Cara itu ternyata jitu untuk mengakhiri ketegangan antara para santri dan pengelola masjid dengan aparat keamanan Pakistan. Sekitar 800 santri akhirnya menyerahkan diri, setelah salah seorang pimpinan masjid Maulana Abdul Aziz Ghazi "tertangkap."
Cerita di balik "tertangkapnya" Abdul Aziz Ghazi cukup unik. Ia mengenakan burqa dan keluar sekitar keluar dari masjid bersama 50 santrinya setelah pemerintah Pakistan berjanji memberikan amnesti. Ketika seorang polisi aparat keamanan akan memeriksa para santri yang menyerahkan diri itu dengan scanner, salah seorang santri yang mengenakan burqa menolak diperiksa meski yang memeriksanya seorang polisi perempuan. Santri itu malah mencoba lari kembali ke masjid, tapi berhasil ditangkap dan ternyata santri yang memakai burqa itu adalah Abdul Aziz Ghazi. Ia kemudian langsung dibawa aparat keamanan Pakistan ke tempat yang sampai saat ini tidak diketahui lokasinya.
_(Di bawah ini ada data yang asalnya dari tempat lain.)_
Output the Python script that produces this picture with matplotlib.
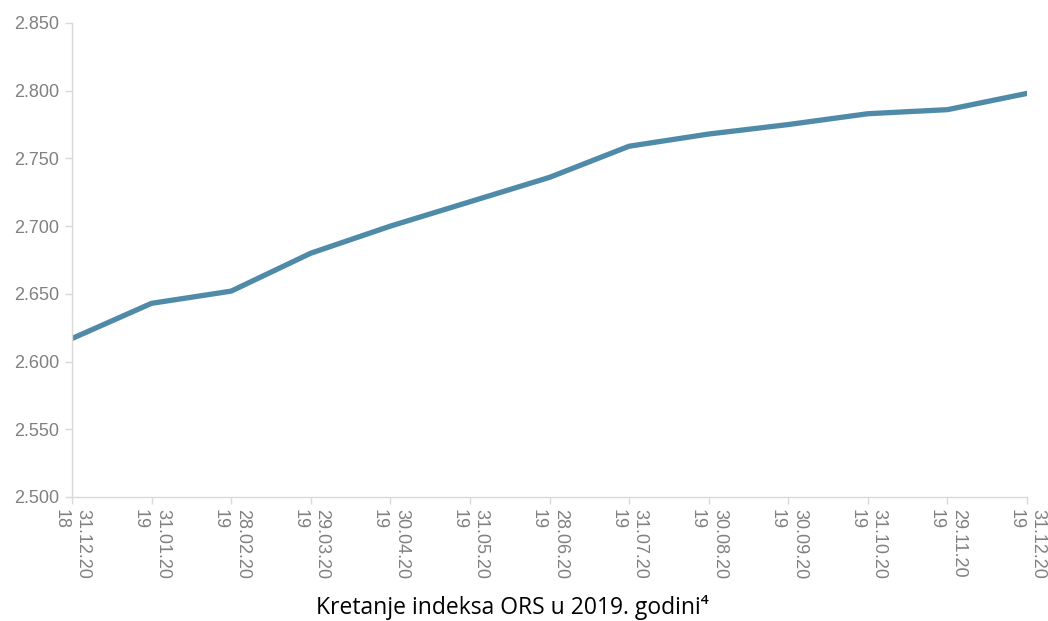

Isteri Ghaza, Ummi Hassan yang menjadi kepala sekolah khusus perempuan Jamia Hafsa juga ditangkap.
Menteri Penerangan Pakistan Tariq Azeem dalam keterangan persnya mengatakan, pihaknya tetap akan memproses secara hukum dua ulama bersaudara yang mengelola masjid tersebut, meskipun mereka menyerahkan diri. Aparat kepolisian menuduh Ghazi bersaudara terlibat dalam beberapa kasus pembunuhan dan terorisme.
Sementara itu, saudara laki-laki Ghazi, Ibrahim membantah bahwa dirinya menyerah karena takut. "Saya bukan seorang pengecut. Tapi saya merasa tidak nyaman berperang dengan saudara-saudara saya sendiri, " tukasnya.
Ia juga membantah tuduhan bahwa ia memaksa para santrinya untuk melawan aparat dan menolak menjelaskan soal senjata dan adanya pelaku bom bunuh diri yang dicurigai bersembunyi di masjid itu.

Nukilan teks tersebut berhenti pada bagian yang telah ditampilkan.